The world's biggest drone debuts, and it weighs nearly 28 tons
Aevum revealed Ravn X - the biggest drone aircraft built so far. It is 25m (80ft) long with a wingspan of 18m (60ft). The aircraft is designed to drop a rocket in midair that launches small satellites into space without a launchpad in just 180 minutes.
Harvard and Sony built a tiny surgery robot inspired by origami
Inspired by origami, researchers from Harvard’s Wyss Institute and Sony have created a surgical robot that’s much smaller than many other such devices.

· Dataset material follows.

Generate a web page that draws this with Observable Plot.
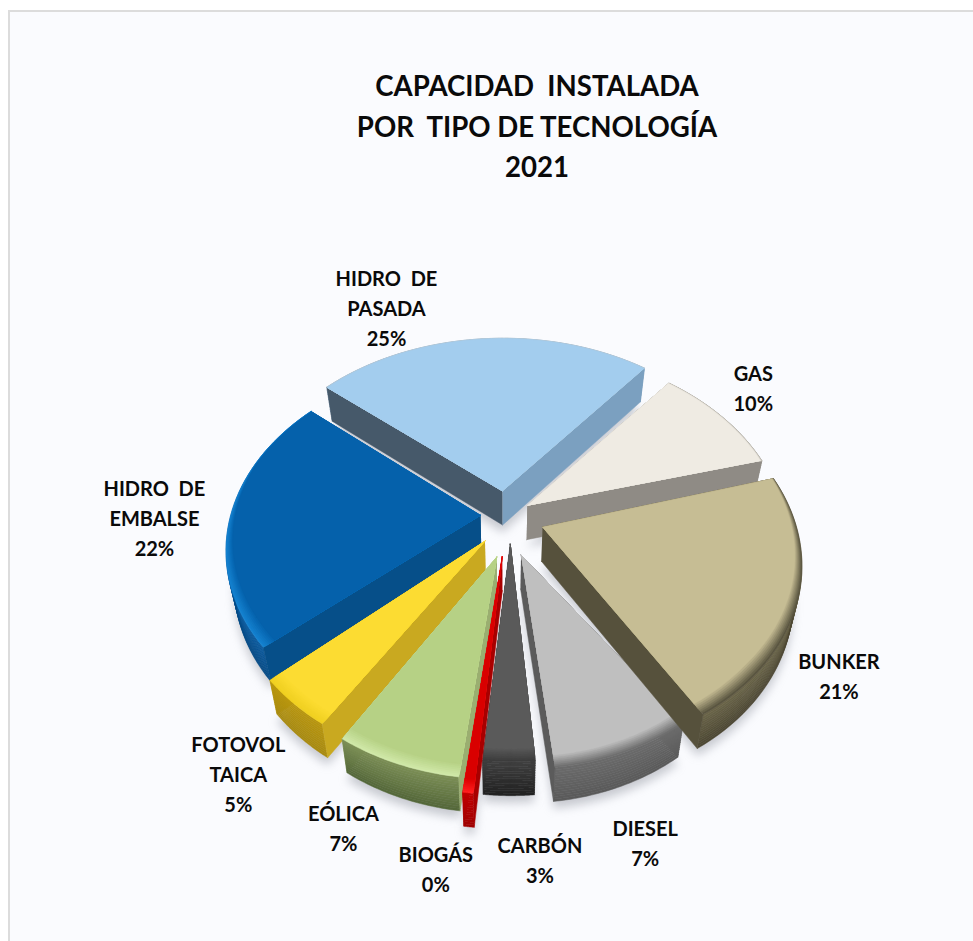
<!DOCTYPE html>
<html><head><meta charset="utf-8">
<script src="https://cdn.jsdelivr.net/npm/d3@7"></script>
<script src="https://cdn.jsdelivr.net/npm/@observablehq/plot@0.6"></script>
<style>
html,body{margin:0;padding:0;background:#fff;}
#frame{position:absolute;left:8px;top:10px;width:965px;height:931px;box-sizing:border-box;background:#fafbfe;border-left:2px solid #dcdcdc;border-top:2px solid #dcdcdc;}
#page{position:absolute;left:0;top:0;width:973px;height:941px;overflow:hidden;font-family:Lato,sans-serif;}
#title{height:124px;padding-top:66px;text-align:center;font-weight:700;font-size:27.6px;line-height:40.5px;color:#0a0a0a;padding-left:101px;width:872px;white-space:pre;}
svg{display:block;background:transparent!important;}
</style></head><body>
<div id="frame"></div>
<div id="page"><div id="title">CAPACIDAD  INSTALADA
POR  TIPO DE TECNOLOGÍA
2021</div><div id="chart"></div></div>
<script>
const categories=["HIDRO  DE\nPASADA","GAS","BUNKER","DIESEL","CARBÓN","BIOGÁS","EÓLICA","FOTOVOL\nTAICA","HIDRO  DE\nEMBALSE"];
const percentLabels=["25%","10%","21%","7%","3%","0%","7%","5%","22%"];
const values=[25,10,21,7,3,0.4,7,4.9,21.7];
const topColors=["#a3cdee","#efebe3","#c6bd94","#bfbfbf","#5a5a5a","#d90000","#b6d185","#fcdc32","#0561ab"];
const bevelColors=["#b8c4cc","#b5b1a8","#5a5540","#6f6f6f","#3c3c3c","#ff2020","#d0e8a8","#f0d020","#1482d0"];
const wallTopColors=["#7ba0c0","#8f8b85","#6a6448","#6a6a6a","#3f3f3f","#c00000","#7b8e55","#b8960f","#0a5a9f"];
const wallBottomColors=["#6a8eae","#7d7974","#4c4733","#5a5a5a","#222222","#a00000","#55683a","#a88a10","#054a85"];
const startWallColors=["#46596a","#8f8b85","#8f8b85","#777777","#3f3f3f","#a80000","#9aae70","#c9a920","#064f89"];
const endWallColors=["#7ba0c0","#8f8b85","#56513c","#5b5b5b","#3f3f3f","#a80000","#9aae70","#c9a920","#064f89"];
const explode=[35,26,40,55,39,55,56,40,25];
const explodeTurn=[0,0,0,0,-9,-5,-13,-13,0];
const startTurn=[0,0,-2,-7,-1.5,-2.5,-2,-1.5,-2.5];
const endTurn=[-1,-1,-2.5,-3,-2,-2,-2,-3.5,0];
const radiusScale=[1.03,1.01,0.985,0.9,0.93,0.98,0.925,0.96,0.98];
const labelRadius=[290,281,295,310,300,325,315,295,280];
const labelDx=[-98,32,39,33,49,-9,-16,-30,-72];
const labelDy=[-36,-32,65,54,70,53,46,74,4];
const drawOrder=[0,1,8,3,2,7,6,4,5];
const cx=505,cy=515,R=255,tilt=0.72,persp=0.0007,depth=34,converge=0.97;
const rad=Math.PI/180;

const arcs=d3.pie().sort(null).value(d=>d).startAngle(-50*rad).endAngle(310*rad)(values);
const midOf=i=>(arcs[i].startAngle+arcs[i].endAngle)/2;
function project(X,Y,f=0){
  const s=1/(1-persp*Y),x=cx+X*s,y=cy+tilt*Y*s;
  return {x:cx+(x-cx)*(1-(1-converge)*f),y:y+depth*f};
}
function P(i,a,r,f=0){
  const dir=midOf(i)+explodeTurn[i]*rad,e=explode[i],rr=r*radiusScale[i];
  return project(e*Math.sin(dir)+rr*Math.sin(a),-e*Math.cos(dir)-rr*Math.cos(a),f);
}
const a0Of=i=>arcs[i].startAngle+startTurn[i]*rad;
const a1Of=i=>arcs[i].endAngle+endTurn[i]*rad;
const poly=(pts,color,extra={})=>Plot.line(pts,{x:"x",y:"y",fill:color,stroke:color,strokeWidth:0.5,...extra});
function angles(i,n=40){const a0=a0Of(i),a1=a1Of(i);return d3.range(n+1).map(k=>a0+(a1-a0)*k/n);}
const bevelWidth=a=>1.5+11*Math.min(1,Math.max(0,-Math.cos(a)+0.3));

const shadowMarks=drawOrder.map(i=>{
  const pts=[P(i,0,0,1)].concat(angles(i).map(a=>P(i,a,R,1))).map(p=>({x:p.x,y:p.y+7}));
  return Plot.line(pts,{x:"x",y:"y",fill:"#8a8f99",fillOpacity:0.45,stroke:"none",imageFilter:"blur(5px)"});
});
const sliceMarks=drawOrder.flatMap(i=>{
  const a=angles(i),marks=[],a0=a0Of(i),a1=a1Of(i);
  const startWall=poly([P(i,0,0),P(i,a0,R),P(i,a0,R,1),P(i,0,0,1)],startWallColors[i]);
  const endWall=poly([P(i,0,0),P(i,a1,R),P(i,a1,R,1),P(i,0,0,1)],endWallColors[i]);
  const startFront=-Math.sin(a0)>0,endFront=Math.sin(a1)>0;
  if(!startFront)marks.push(startWall);
  if(!endFront)marks.push(endWall);
  const N=14,wc=d3.interpolateRgb(wallTopColors[i],wallBottomColors[i]);
  for(let j=0;j<N;j++){
    const top=a.map(t=>P(i,t,R,j/N)),bot=a.map(t=>P(i,t,R,(j+1)/N)).reverse();
    marks.push(poly(top.concat(bot),wc(j/(N-1))));
  }
  if(startFront)marks.push(startWall);
  if(endFront)marks.push(endWall);
  const L=7,bc=d3.interpolateRgb(bevelColors[i],topColors[i]);
  for(let j=0;j<=L;j++){
    const pts=[P(i,0,0)].concat(a.map(t=>P(i,t,R-bevelWidth(t)*j/L)));
    marks.push(poly(pts,bc(j/L)));
  }
  return marks;
});
const labelMarks=categories.map((c,i)=>{
  const m=midOf(i),p=project(labelRadius[i]*Math.sin(m),-labelRadius[i]*Math.cos(m));
  return Plot.text([{x:p.x,y:p.y,t:c+"\n"+percentLabels[i]}],{x:"x",y:"y",text:"t",dx:labelDx[i],dy:labelDy[i],fontSize:20,fontWeight:700,fontFamily:"Lato",lineHeight:1.5,fill:"#0a0a0a"});
});
const chart=Plot.plot({
  width:973,height:751,margin:0,
  x:{domain:[0,973],range:[0,973],axis:null},
  y:{domain:[190,941],range:[0,751],axis:null},
  marks:[...shadowMarks,...sliceMarks,...labelMarks]
});
document.getElementById("chart").append(chart);
</script></body></html>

The robot, named mini-RCM, is around the size of a tennis ball and weighs about the same as a penny and could one day assist surgeons delicate teleoperated procedures.
MIT Report: Robots Aren’t the Biggest Threat to the Future of Work—Policy Is
A report from MIT has found that technology in fact creates more new jobs than it replaces. The report acknowledges that while fears of an imminent jobs apocalypse have been over-hyped, the way technology has been deployed over recent decades has polarized the economy, with growth in both white-collar work and low-paid service work at the expense of middle-tier occupations like receptionists, clerks, and assembly-line workers.
BIOTECHNOLOGY
Harvard Scientists Claim to Reverse Mouse Aging at Cellular Level
A team of scientists has restored the eyesight of elderly mice by effectively reversing the process of aging at a molecular level. The cohort of Harvard Medical School researchers removed thousands of chemical markers that accumulate over time from the mice’s DNA, essentially resetting their cells to a younger state. Shortly thereafter, mice with age-related vision loss or nerve damage in their retinas regained their ability to see. Even more, the mice who lost eyesight due to nerve damage were able to sprout new nerves after the treatment — something mammals typically lose the ability to do very early in life.